The European Union has officially implemented Directive DAC8 (Directive on Administrative Cooperation 8), which establishes new rules for the automatic exchange of information on crypto-assets between EU member states within the framework of direct taxation. DAC8 represents an important step in the evolution of tax regulation for digital assets and reflects a global trend toward increasing transparency and oversight of capital flows in the crypto economy.
The main goal of the directive is to close gaps in tax reporting that have long existed in the area of cryptocurrencies, tokens, and other digital assets. Until now, many cryptocurrency transactions remained practically “invisible” to tax authorities, creating opportunities for tax evasion and circumvention of reporting obligations. DAC8 introduces standardized tracking and data exchange mechanisms similar to those applied to bank accounts, securities, and other financial instruments.

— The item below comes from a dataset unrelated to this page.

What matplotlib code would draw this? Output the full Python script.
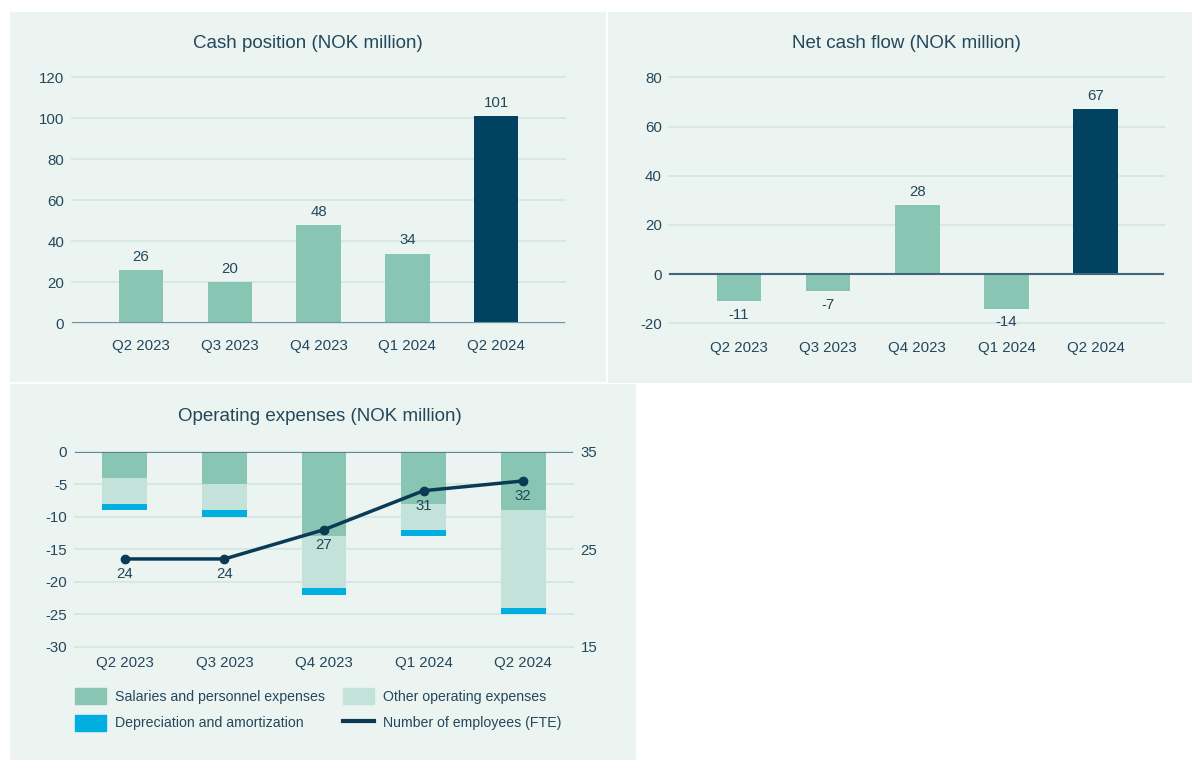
import matplotlib.pyplot as plt
from matplotlib.patches import Rectangle, Patch
from matplotlib.lines import Line2D

plt.rcParams['font.family'] = ['Liberation Sans', 'DejaVu Sans']
plt.rcParams['axes.unicode_minus'] = False

quarters = ["Q2 2023", "Q3 2023", "Q4 2023", "Q1 2024", "Q2 2024"]
cash_position = [26, 20, 48, 34, 101]
net_cash_flow = [-11, -7, 28, -14, 67]
salaries = [4, 5, 13, 8, 9]
other_opex = [4, 4, 8, 4, 15]
depreciation = [1, 1, 1, 1, 1]
employees = [24, 24, 27, 31, 32]

BG = "#ecf4f2"
TXT = "#23475b"
GRID = "#d5e8e3"
LIGHT = "#88c5b3"
DARK = "#00425f"
OTHER = "#c3e3da"
DEP = "#00aee0"
LINE = "#0b3a55"
FS = 10.8

W, H = 1192, 760
fig = plt.figure(figsize=(W / 100, H / 100), dpi=100)
fig.patch.set_facecolor("white")

def px_rect(x0, y0, x1, y1):
    fig.patches.append(Rectangle((x0 / W, 1 - y1 / H), (x1 - x0) / W, (y1 - y0) / H,
                                 transform=fig.transFigure, facecolor=BG,
                                 edgecolor="none", zorder=-10))

def px_axes(x0, y0, x1, y1):
    return fig.add_axes([x0 / W, 1 - y1 / H, (x1 - x0) / W, (y1 - y0) / H])

px_rect(10, 12, 606, 382)
px_rect(608, 12, 1192, 383)
px_rect(10, 384, 636, 760)

def style(ax, yticks, xpad):
    ax.set_facecolor("none")
    for s in ax.spines.values():
        s.set_visible(False)
    ax.set_yticks(yticks)
    ax.tick_params(axis="both", length=0, labelsize=FS, labelcolor=TXT)
    ax.tick_params(axis="y", pad=5.5)
    ax.tick_params(axis="x", pad=xpad)
    for t in yticks:
        ax.axhline(t, color=GRID, lw=1.5, zorder=0, clip_on=False)

x = range(len(quarters))
colors = [LIGHT] * 4 + [DARK]

# Cash position
ax1 = px_axes(71.7, 77.3, 564.5, 323.3)
style(ax1, [0, 20, 40, 60, 80, 100, 120], 11.5)
ax1.bar(x, cash_position, width=0.5, color=colors, zorder=2)
ax1.axhline(0, color="#6f94a0", lw=2.2, zorder=3)
ax1.set_xlim(-0.78, 4.77)
ax1.set_ylim(0, 120)
ax1.set_xticks(list(x), quarters)
for i, v in enumerate(cash_position):
    ax1.annotate(str(v), (i, v), xytext=(0, 4.5), textcoords="offset points",
                 ha="center", va="bottom", fontsize=FS, color=TXT)
fig.text(308 / W, 1 - 44 / H, "Cash position (NOK million)", ha="center", va="center",
         fontsize=13.5, color=TXT)

# Net cash flow
ax2 = px_axes(669.3, 77.3, 1164.4, 323.3)
style(ax2, [-20, 0, 20, 40, 60, 80], 12.5)
ax2.bar(x, net_cash_flow, width=0.5, color=colors, zorder=2)
ax2.axhline(0, color="#3f6679", lw=1.5, zorder=3)
ax2.set_xlim(-0.78, 4.77)
ax2.set_ylim(-20, 80)
ax2.set_xticks(list(x), quarters)
for i, v in enumerate(net_cash_flow):
    if v >= 0:
        ax2.annotate(str(v), (i, v), xytext=(0, 4.5), textcoords="offset points",
                     ha="center", va="bottom", fontsize=FS, color=TXT)
    else:
        ax2.annotate(str(v), (i, v), xytext=(0, -5), textcoords="offset points",
                     ha="center", va="top", fontsize=FS, color=TXT)
fig.text(906 / W, 1 - 44 / H, "Net cash flow (NOK million)", ha="center", va="center",
         fontsize=13.5, color=TXT)

# Operating expenses
ax3 = px_axes(75, 451.7, 573, 646.7)
style(ax3, [0, -5, -10, -15, -20, -25, -30], 6.5)
neg_sal = [-v for v in salaries]
neg_oth = [-v for v in other_opex]
neg_dep = [-v for v in depreciation]
base2 = neg_sal
base3 = [a + b for a, b in zip(neg_sal, neg_oth)]
ax3.bar(x, neg_sal, width=0.45, color=LIGHT, zorder=2)
ax3.bar(x, neg_oth, bottom=base2, width=0.45, color=OTHER, zorder=2)
ax3.bar(x, neg_dep, bottom=base3, width=0.45, color=DEP, zorder=2)
ax3.axhline(0, color="#4d7189", lw=1.2, zorder=3)
ax3.set_xlim(-0.5, 4.5)
ax3.set_ylim(-30, 0)
ax3.set_xticks(list(x), quarters)

ax4 = ax3.twinx()
ax4.set_facecolor("none")
for s in ax4.spines.values():
    s.set_visible(False)
ax4.set_ylim(15, 35)
ax4.set_yticks([15, 25, 35])
ax4.tick_params(axis="y", length=0, labelsize=FS, labelcolor=TXT, pad=5.5)
ax4.plot(list(x), employees, color=LINE, lw=2.5, marker="o", markersize=6, zorder=4)
for i, v in enumerate(employees):
    ax4.annotate(str(v), (i, v), xytext=(0, -11), textcoords="offset points",
                 ha="center", va="center", fontsize=FS, color=TXT)
fig.text(320 / W, 1 - 416.7 / H, "Operating expenses (NOK million)", ha="center",
         va="center", fontsize=13.5, color=TXT)

leg_kw = dict(loc="upper left", frameon=False, fontsize=10.2, handlelength=2.2,
              handleheight=1.4, labelspacing=0.72, handletextpad=0.6,
              borderaxespad=0, borderpad=0, labelcolor=TXT)
fig.legend([Patch(color=LIGHT), Patch(color=DEP)],
           ["Salaries and personnel expenses", "Depreciation and amortization"],
           bbox_to_anchor=(75 / W, 1 - 688 / H), **leg_kw)
fig.legend([Patch(color=OTHER), Line2D([], [], color=LINE, lw=3)],
           ["Other operating expenses", "Number of employees (FTE)"],
           bbox_to_anchor=(343 / W, 1 - 688 / H), **leg_kw)

fig.savefig("out.png", dpi=100)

The directive largely relies on international initiatives developed by the Organisation for Economic Co-operation and Development (OECD). In particular, DAC8 is based on the Crypto-Asset Reporting Framework (CARF), which provides member states with a unified approach to collecting information on users, transactions, and types of crypto-assets. Additionally, the directive takes into account provisions of the Amended Common Reporting Standard (CRS), originally developed for automatic exchange of information on financial accounts, and adapts it to the specifics of the crypto economy, where assets may be held on exchanges, wallets, and decentralized platforms.
Key provisions of DAC8 include:
- Mandatory reporting for crypto-asset service providers (exchanges, wallets, DeFi providers) about clients, their transactions, and account balances.
- Identification of ultimate beneficial owners to ensure that information about cryptocurrency holders is not anonymous.
- Standardized forms for data exchange between tax authorities of EU countries, allowing automatic access to information on income, capital gains, and crypto transactions.
- Compliance monitoring, including reporting oversight and the ability to impose penalties for late or incomplete reporting.
The deadline for meeting DAC8 requirements is set for July 1, 2026. This means that all companies operating with crypto-assets in the EU must fully adapt their internal accounting processes, reporting systems, and compliance policies to the new standards by that date. Non-compliance carries significant fines, account freezes, and other administrative sanctions, highlighting the EU’s serious approach to regulating the crypto economy.

For crypto companies and investors, DAC8 presents both risks and opportunities. On the one hand, automatic information exchange increases transparency and reduces opportunities for tax evasion, strengthening oversight of the industry. On the other hand, compliance allows companies to build trust with institutional investors, improve their reputation, and prepare for further integration with the traditional financial system.
Thus, DAC8 is an important element in creating a mature, transparent, and accountable crypto market in the EU. The directive signals that digital assets are now viewed not as a niche phenomenon but as a fully-fledged part of the financial ecosystem that requires strict regulation and supervision. In the coming years, the implementation of DAC8 may set a precedent for other countries and regions seeking to establish unified reporting standards for the crypto industry and integrate digital assets into the global tax system.